Queen runs away with it
The day started with the final seven players, led by Ketan Pandya and David Stefanski. Matt Sabia was first to go in seventh place when his ace-jack stood no chance against Yoon’s ace-queen.
Altman took a big chunk from Drew O’Connell a short time later when his suited ace-jack caught up to O’Connell’s pocket queens. The hand left O’Connell short and he was soon gone in sixth place after a failed ace-ten elimination attempt ran into a two-outer against Yoon’s pocket sixes.
Next to go was Brian Altman, who, after a series of unfortunate events, sent his chips into Queen’s now-leading chip stack. Altman doubled Queen up and then gave him the rest when his pocket deuces were no good against aces.
Altman’s elimination left the tournament four-handed and only three would get paid. Alex Queen held the lead with more than half the chips in play while Stefanski tried to send Yoon home with two pair. Yoon, however, had the better two pair and Stefanski was left with crumbs by the cooler. A few moments later he was out in fourth place and the final three players locked up at least $40K each. Queen still held the lead while Yoon and Pandya jockeyed for second.
“When I got the chip lead four-handed it felt like a good spot,” Queen said. “I got to abuse the bubble a little bit. Even though there were really good players left, having that handicap helps a lot.”

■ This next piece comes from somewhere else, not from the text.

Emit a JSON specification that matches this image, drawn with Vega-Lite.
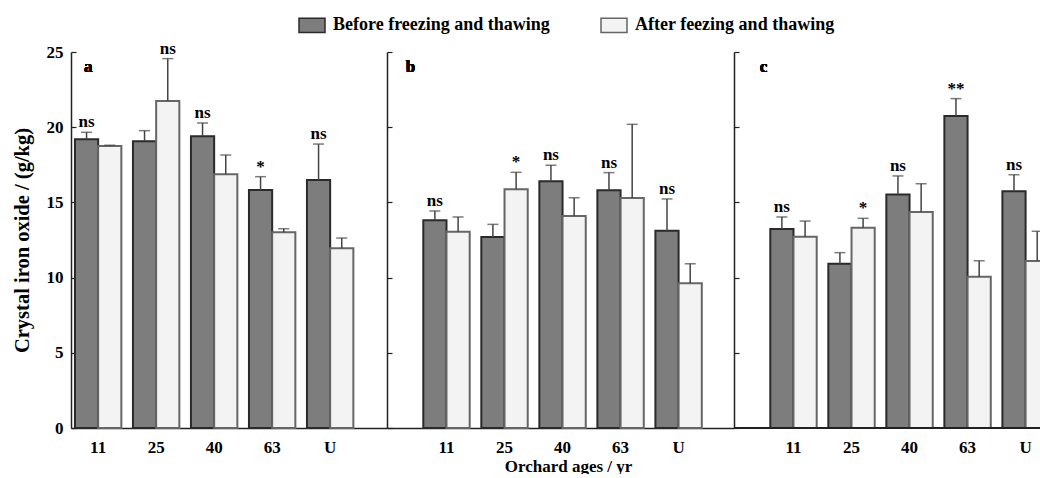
{
  "$schema": "https://vega.github.io/schema/vega-lite/v6.json",
  "padding": {"left": 12, "top": 11, "right": 0, "bottom": 0},
  "background": "white",
  "config": {
    "view": {"stroke": null},
    "font": "Liberation Serif",
    "axis": {"labelFont": "Liberation Serif", "titleFont": "Liberation Serif", "labelColor": "#000", "titleColor": "#000", "domainColor": "#222", "tickColor": "#222", "domainWidth": 1.5, "tickWidth": 1.2, "grid": false}
  },
  "data": {"values": [
    {"panel": "a", "age": "11", "series": "Before freezing and thawing", "value": 19.2, "upper": 19.66, "sig": "ns"},
    {"panel": "a", "age": "11", "series": "After feezing and thawing", "value": 18.75, "upper": 18.8, "sig": ""},
    {"panel": "a", "age": "25", "series": "Before freezing and thawing", "value": 19.06, "upper": 19.77, "sig": ""},
    {"panel": "a", "age": "25", "series": "After feezing and thawing", "value": 21.74, "upper": 24.56, "sig": "ns"},
    {"panel": "a", "age": "40", "series": "Before freezing and thawing", "value": 19.4, "upper": 20.28, "sig": "ns"},
    {"panel": "a", "age": "40", "series": "After feezing and thawing", "value": 16.87, "upper": 18.15, "sig": ""},
    {"panel": "a", "age": "63", "series": "Before freezing and thawing", "value": 15.82, "upper": 16.71, "sig": "*"},
    {"panel": "a", "age": "63", "series": "After feezing and thawing", "value": 13.01, "upper": 13.25, "sig": ""},
    {"panel": "a", "age": "U", "series": "Before freezing and thawing", "value": 16.49, "upper": 18.88, "sig": "ns"},
    {"panel": "a", "age": "U", "series": "After feezing and thawing", "value": 11.95, "upper": 12.63, "sig": ""},
    {"panel": "b", "age": "11", "series": "Before freezing and thawing", "value": 13.81, "upper": 14.43, "sig": "ns"},
    {"panel": "b", "age": "11", "series": "After feezing and thawing", "value": 13.05, "upper": 14.03, "sig": ""},
    {"panel": "b", "age": "25", "series": "Before freezing and thawing", "value": 12.7, "upper": 13.54, "sig": ""},
    {"panel": "b", "age": "25", "series": "After feezing and thawing", "value": 15.87, "upper": 17.0, "sig": "*"},
    {"panel": "b", "age": "40", "series": "Before freezing and thawing", "value": 16.4, "upper": 17.47, "sig": "ns"},
    {"panel": "b", "age": "40", "series": "After feezing and thawing", "value": 14.1, "upper": 15.31, "sig": ""},
    {"panel": "b", "age": "63", "series": "Before freezing and thawing", "value": 15.8, "upper": 16.98, "sig": "ns"},
    {"panel": "b", "age": "63", "series": "After feezing and thawing", "value": 15.29, "upper": 20.19, "sig": ""},
    {"panel": "b", "age": "U", "series": "Before freezing and thawing", "value": 13.12, "upper": 15.23, "sig": "ns"},
    {"panel": "b", "age": "U", "series": "After feezing and thawing", "value": 9.62, "upper": 10.92, "sig": ""},
    {"panel": "c", "age": "11", "series": "Before freezing and thawing", "value": 13.23, "upper": 14.03, "sig": "ns"},
    {"panel": "c", "age": "11", "series": "After feezing and thawing", "value": 12.72, "upper": 13.76, "sig": ""},
    {"panel": "c", "age": "25", "series": "Before freezing and thawing", "value": 10.92, "upper": 11.66, "sig": ""},
    {"panel": "c", "age": "25", "series": "After feezing and thawing", "value": 13.32, "upper": 13.94, "sig": "*"},
    {"panel": "c", "age": "40", "series": "Before freezing and thawing", "value": 15.53, "upper": 16.76, "sig": "ns"},
    {"panel": "c", "age": "40", "series": "After feezing and thawing", "value": 14.36, "upper": 16.24, "sig": ""},
    {"panel": "c", "age": "63", "series": "Before freezing and thawing", "value": 20.74, "upper": 21.9, "sig": "**"},
    {"panel": "c", "age": "63", "series": "After feezing and thawing", "value": 10.06, "upper": 11.12, "sig": ""},
    {"panel": "c", "age": "U", "series": "Before freezing and thawing", "value": 15.74, "upper": 16.84, "sig": "ns"},
    {"panel": "c", "age": "U", "series": "After feezing and thawing", "value": 11.1, "upper": 13.08, "sig": ""}
  ]},
  "spacing": 0,
  "bounds": "flush",
  "resolve": {"scale": {"x": "independent", "y": "independent", "fill": "shared", "stroke": "shared"}},
  "hconcat": [
    {
      "width": 316, "height": 376,
      "transform": [{"filter": "datum.panel === 'a'"}],
      "encoding": {
        "x": {"field": "age", "type": "nominal", "sort": ["11", "25", "40", "63", "U"], "scale": {"paddingInner": 0.2, "paddingOuter": 0.324, "align": 0.105},
          "axis": {"title": null, "labelAngle": 0, "ticks": false, "labelPadding": 11, "labelFontSize": 17, "labelFontWeight": "bold"}},
        "xOffset": {"field": "series", "type": "nominal", "sort": ["Before freezing and thawing", "After feezing and thawing"]}
      },
      "layer": [
        {"mark": {"type": "bar", "strokeWidth": 2},
          "encoding": {
            "y": {"field": "value", "type": "quantitative", "scale": {"domain": [0, 25], "nice": false},
              "axis": {"title": "Crystal iron oxide / (g/kg)", "values": [0, 5, 10, 15, 20, 25], "tickSize": -5, "labelPadding": 13, "labelFontSize": 17, "labelFontWeight": "bold", "titleFontSize": 20.5, "titleFontWeight": "bold", "titlePadding": 14}},
            "fill": {"field": "series", "type": "nominal", "sort": ["Before freezing and thawing", "After feezing and thawing"],
              "scale": {"domain": ["Before freezing and thawing", "After feezing and thawing"], "range": ["#7d7d7d", "#f3f3f3"]},
              "legend": {"orient": "none", "legendX": 227, "legendY": -41, "direction": "horizontal", "title": null, "symbolType": "M-1,-0.55H1V0.55H-1Z", "symbolSize": 676, "symbolStrokeWidth": 1.5, "labelFont": "Liberation Serif", "labelFontSize": 18, "labelFontWeight": "bold", "labelColor": "#000", "labelLimit": 500, "columnPadding": 48, "labelOffset": 7}},
            "stroke": {"field": "series", "type": "nominal", "scale": {"domain": ["Before freezing and thawing", "After feezing and thawing"], "range": ["#2a2a2a", "#666666"]}}
          }},
        {"mark": {"type": "rule", "color": "#444", "strokeWidth": 1.5},
          "encoding": {"y": {"field": "value", "type": "quantitative", "title": "Crystal iron oxide / (g/kg)"}, "y2": {"field": "upper"}}},
        {"mark": {"type": "tick", "color": "#444", "thickness": 1.5, "size": 11},
          "encoding": {"y": {"field": "upper", "type": "quantitative", "title": "Crystal iron oxide / (g/kg)"}}},
        {"transform": [{"filter": "datum.sig !== ''"}],
          "mark": {"type": "text", "baseline": "bottom", "dy": -1, "font": "Liberation Serif", "fontSize": 17, "fontWeight": "bold", "color": "#000"},
          "encoding": {"y": {"field": "upper", "type": "quantitative", "title": "Crystal iron oxide / (g/kg)"}, "text": {"field": "sig"}}},
        {"mark": {"type": "text", "text": "a", "baseline": "middle", "dx": -10, "font": "Liberation Serif", "fontSize": 17, "fontWeight": "bold", "color": "#000"},
          "encoding": {"x": {"datum": "11"}, "xOffset": null, "y": {"datum": 24, "type": "quantitative"}}}
      ]
    },
    {
      "width": 347, "height": 376,
      "transform": [{"filter": "datum.panel === 'b'"}],
      "encoding": {
        "x": {"field": "age", "type": "nominal", "sort": ["11", "25", "40", "63", "U"], "scale": {"paddingInner": 0.2, "paddingOuter": 0.59, "align": 0.53},
          "axis": {"title": "Orchard ages / yr", "titleX": 181, "titlePadding": 3, "titleFontSize": 17, "titleFontWeight": "bold", "labelAngle": 0, "ticks": false, "labelPadding": 11, "labelFontSize": 17, "labelFontWeight": "bold"}},
        "xOffset": {"field": "series", "type": "nominal", "sort": ["Before freezing and thawing", "After feezing and thawing"]}
      },
      "layer": [
        {"mark": {"type": "bar", "strokeWidth": 2},
          "encoding": {
            "y": {"field": "value", "type": "quantitative", "scale": {"domain": [0, 25], "nice": false},
              "axis": {"title": null, "labels": false, "values": [0, 5, 10, 15, 20, 25], "tickSize": -5}},
            "fill": {"field": "series", "type": "nominal", "sort": ["Before freezing and thawing", "After feezing and thawing"]},
            "stroke": {"field": "series", "type": "nominal"}
          }},
        {"mark": {"type": "rule", "color": "#444", "strokeWidth": 1.5},
          "encoding": {"y": {"field": "value", "type": "quantitative", "title": null}, "y2": {"field": "upper"}}},
        {"mark": {"type": "tick", "color": "#444", "thickness": 1.5, "size": 11},
          "encoding": {"y": {"field": "upper", "type": "quantitative", "title": null}}},
        {"transform": [{"filter": "datum.sig !== ''"}],
          "mark": {"type": "text", "baseline": "bottom", "dy": -1, "font": "Liberation Serif", "fontSize": 17, "fontWeight": "bold", "color": "#000"},
          "encoding": {"y": {"field": "upper", "type": "quantitative", "title": null}, "text": {"field": "sig"}}},
        {"mark": {"type": "text", "text": "b", "baseline": "middle", "dx": -36, "font": "Liberation Serif", "fontSize": 17, "fontWeight": "bold", "color": "#000"},
          "encoding": {"x": {"datum": "11"}, "xOffset": null, "y": {"datum": 24, "type": "quantitative"}}}
      ]
    },
    {
      "width": 307, "height": 376,
      "transform": [{"filter": "datum.panel === 'c'"}],
      "encoding": {
        "x": {"field": "age", "type": "nominal", "sort": ["11", "25", "40", "63", "U"], "scale": {"range": [0, 347], "paddingInner": 0.2, "paddingOuter": 0.59, "align": 0.53},
          "axis": {"title": null, "domain": false, "labelAngle": 0, "ticks": false, "labelPadding": 11, "labelFontSize": 17, "labelFontWeight": "bold"}},
        "xOffset": {"field": "series", "type": "nominal", "sort": ["Before freezing and thawing", "After feezing and thawing"]}
      },
      "layer": [
        {"mark": {"type": "bar", "strokeWidth": 2, "clip": true},
          "encoding": {
            "y": {"field": "value", "type": "quantitative", "scale": {"domain": [0, 25], "nice": false},
              "axis": {"title": null, "labels": false, "values": [0, 5, 10, 15, 20, 25], "tickSize": -5}},
            "fill": {"field": "series", "type": "nominal", "sort": ["Before freezing and thawing", "After feezing and thawing"]},
            "stroke": {"field": "series", "type": "nominal"}
          }},
        {"mark": {"type": "rule", "color": "#444", "strokeWidth": 1.5, "clip": true},
          "encoding": {"y": {"field": "value", "type": "quantitative", "title": null}, "y2": {"field": "upper"}}},
        {"mark": {"type": "tick", "color": "#444", "thickness": 1.5, "size": 11, "clip": true},
          "encoding": {"y": {"field": "upper", "type": "quantitative", "title": null}}},
        {"transform": [{"filter": "datum.sig !== ''"}],
          "mark": {"type": "text", "baseline": "bottom", "dy": -1, "font": "Liberation Serif", "fontSize": 17, "fontWeight": "bold", "color": "#000"},
          "encoding": {"y": {"field": "upper", "type": "quantitative", "title": null}, "text": {"field": "sig"}}},
        {"mark": {"type": "text", "text": "c", "baseline": "middle", "dx": -30, "font": "Liberation Serif", "fontSize": 17, "fontWeight": "bold", "color": "#000"},
          "encoding": {"x": {"datum": "11"}, "xOffset": null, "y": {"datum": 24, "type": "quantitative"}}},
        {"mark": {"type": "rule", "color": "#222", "strokeWidth": 1.5},
          "encoding": {"x": null, "xOffset": null, "y": {"datum": 0, "type": "quantitative"}}}
      ]
    }
  ]
}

Eventually, Pandya got it in with pocket nines and Queen called with king-ten. The board ran out with a ten and Pandya earned $40K for the third-place finish.
We have an accord
Soon after, Yoon and Queen agreed to a deal. Queen would take $79,800 and Yoon secured $70,200 before they played for the extra $10K and the Borgata trophy. Yoon lost a big hand moments later and they hit the last break with Queen holding more than 90% of the chips.
The big moment came right after the break when Yoon shoved with an open-ended straight draw after the flop. Queen called with two pair and held on to win the $10K High Roller Experience on a foggy day in Atlantic City.